Mac DeMarco’s Psychedelic Sorrows

Let this gap-toothed Canadian sneak you into the vortex.

There’s something about a gap in one’s front teeth that lends a certain Mona Lisa ambiguity to one’s facial expressions. Even if a gap-toothed individual is male, the most innocent smile can look as sinister as a midway carny’s rictus.

Canadian jangle popster Mac DeMarco’s signature dentition functions as a sort of gateway to his mind: At first listen, he might almost be a folk guitarist, with his preference for soft strings, airy vocals, and bittersweet laments — the kind of bro who carries a six-string everywhere and never wears a shirt. But like a whistler sharply inhaling the air, all of a sudden you realize you’ve been drawn in by some mad force, as DeMarco has refracted the mellowness into something warped, a better soundtrack for a 3 a.m. come-down than a 3 p.m. swim.

As befitting someone who’s opened for Tame Impala, probably the leading psychedelic band around, DeMarco isn’t above a bit of weirdness. He doesn’t traffic in galactic soundscapes the way Tame Impala’s Kevin Parker does, opting for a quiet sort of glam-rock, like early T. Rex with more prominent drums. His low-budget videos are artsy-strange. “My Kind of Woman,” probably the most polished, is a roller-coaster of bad drag, neon, and newspaper, that will — if nothing else — make you doubt the sincerity of its title. There are auxiliary videos that highlight the stoner weirdness, too. In one, keyboardist Jon Lent details how he joined the band, thanking his fellow members — who don’t seem to know who he is — and bragging that he got to meet Lars Ulrich of Metallica. (DeMarco’s debut EP, Rock and Roll Night Club, features skits of its own.) “I Was a Fool to Care” has a guy in a puppy mask and closes with the wearer of said mask sitting at a cluttered desk and watching, on his laptop, the Simpsons episode that stars James Taylor.

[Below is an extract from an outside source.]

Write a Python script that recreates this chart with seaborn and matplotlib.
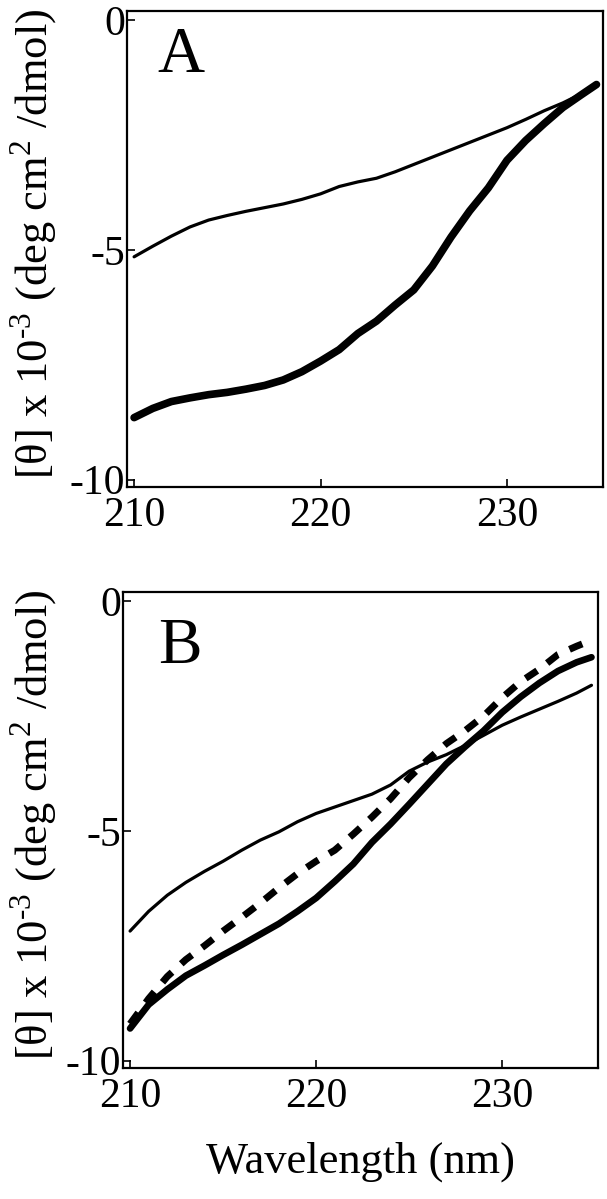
import matplotlib
matplotlib.use("Agg")
import matplotlib.pyplot as plt
import seaborn as sns

# wavelength grid (nm)
wavelength = [210, 211, 212, 213, 214, 215, 216, 217, 218, 219, 220, 221, 222,
              223, 224, 225, 226, 227, 228, 229, 230, 231, 232, 233, 234, 234.8]

# Panel A
a_thin = [-5.15, -4.92, -4.70, -4.50, -4.35, -4.25, -4.16, -4.08, -4.00, -3.90,
          -3.78, -3.62, -3.52, -3.44, -3.30, -3.14, -2.98, -2.82, -2.66, -2.50,
          -2.34, -2.16, -1.97, -1.80, -1.60, -1.42]
a_thick = [-8.65, -8.45, -8.30, -8.22, -8.15, -8.10, -8.03, -7.95, -7.83, -7.65,
           -7.42, -7.17, -6.82, -6.55, -6.20, -5.87, -5.35, -4.72, -4.15, -3.65,
           -3.05, -2.62, -2.25, -1.90, -1.62, -1.40]

# Panel B
b_thin = [-7.18, -6.75, -6.40, -6.12, -5.88, -5.66, -5.42, -5.20, -5.02, -4.80,
          -4.62, -4.48, -4.34, -4.20, -4.00, -3.70, -3.50, -3.34, -3.14, -2.92,
          -2.70, -2.52, -2.35, -2.18, -2.00, -1.83]
b_thick = [-9.30, -8.78, -8.45, -8.15, -7.93, -7.70, -7.48, -7.25, -7.02, -6.75,
           -6.46, -6.10, -5.72, -5.25, -4.85, -4.42, -3.98, -3.54, -3.17, -2.82,
           -2.42, -2.08, -1.78, -1.52, -1.33, -1.22]
b_dashed = [-9.20, -8.65, -8.17, -7.80, -7.50, -7.18, -6.88, -6.57, -6.24, -5.93,
            -5.66, -5.42, -5.07, -4.70, -4.30, -3.84, -3.45, -3.10, -2.82, -2.50,
            -2.10, -1.75, -1.48, -1.16, -0.98, -0.85]

xticks = [210, 220, 230]
yticks = [0, -5, -10]
ylabel = r"[θ] x 10$^{\text{-3}}$ (deg cm$^{\text{2}}$ /dmol)"

sns.set_style("ticks")
plt.rcParams['font.family'] = ['Liberation Serif', 'DejaVu Serif']
plt.rcParams['mathtext.fontset'] = 'custom'
plt.rcParams['mathtext.rm'] = 'Liberation Serif'
plt.rcParams['axes.unicode_minus'] = False
plt.rcParams['text.color'] = 'black'
plt.rcParams['axes.labelcolor'] = 'black'
plt.rcParams['xtick.color'] = 'black'
plt.rcParams['ytick.color'] = 'black'

fig = plt.figure(figsize=(6.07, 11.99), dpi=100)
axA = fig.add_axes([127/607, 1 - 487/1199, 476/607, 476/1199])
axB = fig.add_axes([123/607, 1 - 1068/1199, 475/607, 476/1199])

sns.lineplot(x=wavelength, y=a_thin, ax=axA, color='black', linewidth=2.3)
sns.lineplot(x=wavelength, y=a_thick, ax=axA, color='black', linewidth=5.5)

sns.lineplot(x=wavelength, y=b_thin, ax=axB, color='black', linewidth=2.3)
sns.lineplot(x=wavelength, y=b_thick, ax=axB, color='black', linewidth=4.8)
sns.lineplot(x=wavelength, y=b_dashed, ax=axB, color='black', linewidth=5)
axB.lines[-1].set_dashes((2.0, 1.8))

for ax, letter, lx, ly, yl_x in [(axA, "A", 0.063, 0.872, -0.14),
                                 (axB, "B", 0.074, 0.851, -0.132)]:
    ax.set_xlim(209.62, 235.15)
    ax.set_ylim(-10.16, 0.2)
    ax.set_xticks(xticks)
    ax.set_yticks(yticks)
    ax.set_xticklabels([str(t) for t in xticks])
    ax.set_yticklabels([str(t) for t in yticks])
    ax.tick_params(direction='in', length=6, width=1.2, labelsize=30,
                   color='black', labelcolor='black')
    ax.tick_params(axis='x', pad=6.5)
    ax.tick_params(axis='y', pad=1.5)
    for s in ax.spines.values():
        s.set_visible(True)
        s.set_linewidth(1.6)
        s.set_color('black')
    ax.set_ylabel(ylabel, fontsize=32, color='black')
    ax.yaxis.set_label_coords(yl_x, 0.51)
    ax.text(lx, ly, letter, transform=ax.transAxes, fontsize=47,
            ha='left', va='baseline', color='black')
    ax.set_xlabel("")

axB.set_xlabel("Wavelength (nm)", fontsize=32, color='black')
axB.xaxis.set_label_coords(0.5, -0.155)

fig.savefig("out.png", dpi=100)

DeMarco has a thing for masks. A backup “dancer” in the video for the ’80s cheese-revival cover of Prince’s “It’s Gonna Be Lonely” bobs up and down wearing something that Hannibal Lecter would, and the crypto-dancer in “Another One” looks like Michael Jackson. For all his obvious songwriting talent, it’s curious that DeMarco puts references and covers front-and-center. But his underwater-sounding version of Eric Clapton’s cardboard-dry “Change the World” retains the languor of the original while adding a new layer of sadness. Change the world? No, this maker of so-called “jizz jazz” probably won’t.

What’s arguably strangest about DeMarco’s sound is that many of his songs are short. If you think of a song lasting barely two minutes, you’d probably assume it was a punk track (or maybe a Magnetic Fields ditty). But DeMarco’s two best-known cuts — “Blue Boy” and “Salad Days” — come to four-and-a-half minutes combined. Most people might pad them out with an extra verse, but the charms of being this cheekily demented dictate otherwise. They’re perfect as is.